A top aide to Donald Trump said Wednesday that the Republican presidential nominee “will not be releasing” his taxes.

“Mr. Trump has said that his taxes are under audit and he will not be releasing them,” Trump campaign chief Paul Manafort told “CBS This Morning.”

“It has nothing to do with Russia, it has nothing to do with any country other than the United States and his normal tax auditing process,” Manafort added.

The Russia speculation got amplified this week from comments made by George Will. The conservative columnist speculated — admittedly without proof — that his predilection for “dealing with Russian oligarchs” was the real reason for Trump’s sudden shyness:

Eh, maybe. The Clintons have their own issues about dealing with Russian oligarchs, the Uranium One deal in particular. No matter how much private-sector dealings Trump has had with oligarchs, it won’t stack up to the smelly circumstances that gave Russians control of American uranium thanks to State Department approval of the deal while Bill Clinton scored a $500,000 speaking deal from the bank involved. That oligarchical dance goes straight to official corruption and personal enrichment at the expense of national security, so it wouldn’t be tough for Trump to counter that kind of attack, and it seems unlikely that the Clintons would be dumb enough to open up that debate.

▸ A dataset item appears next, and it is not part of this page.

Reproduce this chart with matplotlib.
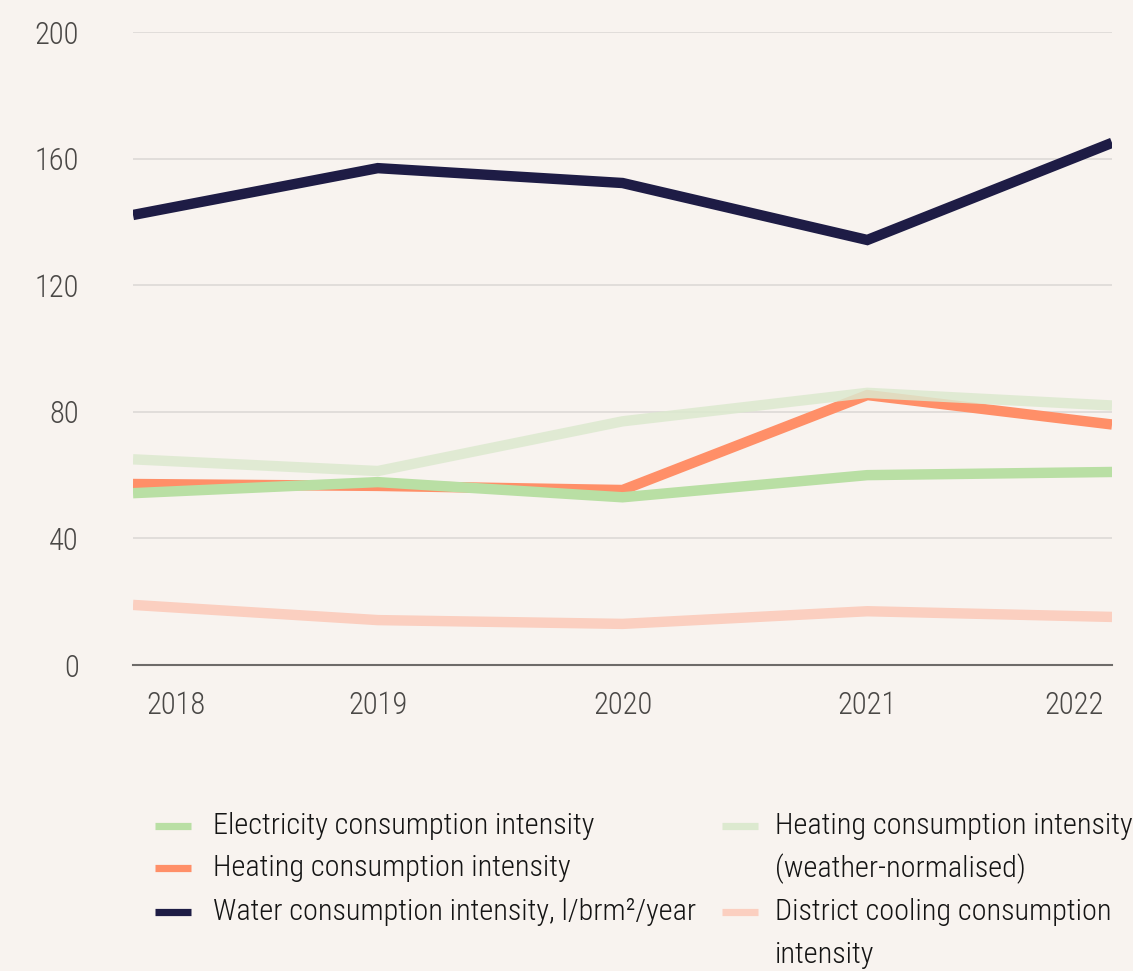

So what’s going on? Perhaps Trump’s nervous about letting people see why the IRS has been auditing him for more than a decade. It might be that the returns will show Trump’s claims of wealth to be greatly exaggerated, although wealth and income are two different things, and returns don’t necessarily reflect the former. Unfortunately, Trump’s year-long vacillation on this topic removes the argument for the principle of privacy, even though such an argument can certainly be made.

The problem for Trump is that this flip-flop erodes his standing to make the best argument against Hillary — that she can’t be trusted. It doesn’t make it any less true, but his sudden shyness about his business dealings and his backpedal from his early promise makes Trump look less than trustworthy himself, or at least diminishes the contrast between them. That won’t matter to his base, but independents might take this very, very differently.